Katsuo no tataki

Katsuo no Tataki

Katsuo no tataki (かつおのたたき) is a traditional Japanese dish that is particularly famous in Kochi Prefecture, located on the southern coast of the island of Shikoku, Japan. This dish is made with katsuo, or skipjack tuna, a fish that is abundant in the waters around Kochi.

To make katsuo no tataki, a fresh katsuo fillet is typically seasoned with salt and briefly seared over a high flame, preferably using straw. This method quickly cooks the outer layer of the fish while leaving the inside raw, creating a unique texture and flavor contrast. The seared fish is then immediately plunged into ice water to stop the cooking process and preserve its freshness.

Once chilled, the katsuo is thinly sliced and typically served with various condiments, such as grated ginger, sliced garlic, chopped green onions, and myoga (Japanese ginger). In Kochi Prefecture, katsuo no tataki is often accompanied by a dipping sauce made from a mixture of soy sauce, citrus juice (typically yuzu or sudachi), and other seasonings. This sauce, called ponzu, adds a tangy and refreshing flavor to the dish.

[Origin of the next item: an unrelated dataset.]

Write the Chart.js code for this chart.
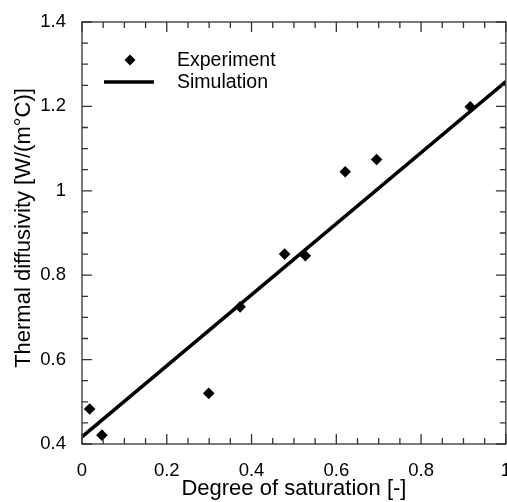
<!DOCTYPE html>
<html>
<head>
<meta charset="utf-8">
<script src="https://cdn.jsdelivr.net/npm/chart.js@4.4.1/dist/chart.umd.min.js"></script>
<style>
  html, body { margin: 0; background: #fff; overflow: hidden; }
  /* canvas is wider than the window so the "1" label gets clipped like in the figure */
  #wrap { width: 507px; height: 502px; overflow: hidden; }
</style>
</head>
<body>
<div id="wrap"><canvas id="thermalChart" width="519" height="502"></canvas></div>
<script>
        // values
        const expSaturation = [0.018, 0.047, 0.299, 0.373, 0.478, 0.527, 0.621, 0.695, 0.916];
        const expDiffusivity = [0.483, 0.421, 0.520, 0.725, 0.850, 0.846, 1.045, 1.074, 1.199];
        const simSaturation = [0, 1];
        const simDiffusivity = [0.417, 1.259];
        const xTicks = [0, 0.2, 0.4, 0.6, 0.8, 1];
        const yTicks = [0.4, 0.6, 0.8, 1, 1.2, 1.4];
        const yTitle = 'Thermal diffusivity [W/(m\u00b0C)]';

        const fontFamily = '"Liberation Sans", Arial, Helvetica, sans-serif';

        const fmt = v => String(Math.round(v * 100) / 100);

        // frame, inward ticks (major + minor) on all four sides, y title and the legend
        const frameAndLegend = {
            id: 'frameAndLegend',
            afterDraw(chart) {
                const ctx = chart.ctx;
                const area = chart.chartArea;
                const xs = chart.scales.x;
                const ys = chart.scales.y;
                ctx.save();
                ctx.strokeStyle = '#333';
                ctx.lineWidth = 1.3;
                ctx.strokeRect(area.left, area.top, area.right - area.left, area.bottom - area.top);

                ctx.beginPath();
                for (let i = 0; i <= 20; i++) {
                    const len = (i % 4 === 0) ? 10 : 6;
                    const px = xs.getPixelForValue(i * 0.05);
                    ctx.moveTo(px, area.bottom); ctx.lineTo(px, area.bottom - len);
                    ctx.moveTo(px, area.top); ctx.lineTo(px, area.top + len);
                    const py = ys.getPixelForValue(0.4 + i * 0.05);
                    ctx.moveTo(area.left, py); ctx.lineTo(area.left + len, py);
                    ctx.moveTo(area.right, py); ctx.lineTo(area.right - len, py);
                }
                ctx.stroke();

                // y axis title (sits a little above the plot centre in the figure)
                ctx.fillStyle = '#000';
                ctx.font = '22px ' + fontFamily;
                ctx.textAlign = 'center';
                ctx.textBaseline = 'middle';
                ctx.translate(24, (area.top + area.bottom) / 2 - 5);
                ctx.rotate(-Math.PI / 2);
                ctx.fillText(yTitle, 0, 0);
                ctx.setTransform(1, 0, 0, 1, 0, 0);

                // legend
                const lx = area.left + 48;
                const ly1 = area.top + 38;
                const ly2 = area.top + 60;
                ctx.beginPath();
                ctx.moveTo(lx, ly1 - 5.5);
                ctx.lineTo(lx + 5.5, ly1);
                ctx.lineTo(lx, ly1 + 5.5);
                ctx.lineTo(lx - 5.5, ly1);
                ctx.closePath();
                ctx.fill();

                ctx.strokeStyle = '#000';
                ctx.lineWidth = 3.5;
                ctx.beginPath();
                ctx.moveTo(lx - 26, ly2);
                ctx.lineTo(lx + 24, ly2);
                ctx.stroke();

                ctx.font = '19.5px ' + fontFamily;
                ctx.textAlign = 'left';
                ctx.fillText(chart.data.datasets[0].label, lx + 47, ly1 + 1);
                ctx.fillText(chart.data.datasets[1].label, lx + 47, ly2 + 1);
                ctx.restore();
            }
        };

        const thermalChart = new Chart(document.getElementById('thermalChart'), {
            type: 'scatter',
            data: {
                datasets: [{
                    label: 'Experiment',
                    data: expSaturation.map((x, i) => ({ x: x, y: expDiffusivity[i] })),
                    pointStyle: 'rectRot',
                    pointRadius: 5.8,
                    pointBackgroundColor: '#000',
                    pointBorderColor: '#000',
                    pointBorderWidth: 0,
                    showLine: false
                }, {
                    label: 'Simulation',
                    data: simSaturation.map((x, i) => ({ x: x, y: simDiffusivity[i] })),
                    showLine: true,
                    borderColor: '#000',
                    borderWidth: 3.5,
                    pointRadius: 0,
                    fill: false
                }]
            },
            options: {
                responsive: false,
                animation: false,
                layout: { padding: { top: 22, right: 3, left: 0, bottom: 0 } },
                plugins: {
                    legend: { display: false },
                    tooltip: { enabled: false }
                },
                scales: {
                    x: {
                        type: 'linear',
                        min: 0,
                        max: 1,
                        afterBuildTicks: s => { s.ticks = xTicks.map(v => ({ value: v })); },
                        afterFit: s => { s.height = 58; },
                        grid: { display: false },
                        border: { display: false },
                        ticks: {
                            color: '#000',
                            padding: 8,
                            maxRotation: 0,
                            autoSkip: false,
                            font: { family: fontFamily, size: 18.5 },
                            callback: v => fmt(v)
                        },
                        title: {
                            display: true,
                            text: 'Degree of saturation [-]',
                            color: '#000',
                            padding: 0,
                            font: { family: fontFamily, size: 22 }
                        }
                    },
                    y: {
                        type: 'linear',
                        min: 0.4,
                        max: 1.4,
                        afterBuildTicks: s => { s.ticks = yTicks.map(v => ({ value: v })); },
                        afterFit: s => { s.width = 82; },
                        grid: { display: false },
                        border: { display: false },
                        ticks: {
                            color: '#000',
                            padding: 8,
                            autoSkip: false,
                            font: { family: fontFamily, size: 18.5 },
                            callback: v => fmt(v)
                        },
                        title: { display: false }
                    }
                }
            },
            plugins: [frameAndLegend]
        });
</script>
</body>
</html>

Katsuo no tataki is a popular dish throughout Japan, but it is considered a specialty of Kochi Prefecture, where it is often enjoyed as an appetizer or a main dish. It is commonly paired with local sake or shochu, a distilled spirit often made from sweet potatoes or barley. The dish is not only delicious but also visually appealing, with the contrast between the seared exterior and the rare interior making it a feast for the eyes as well.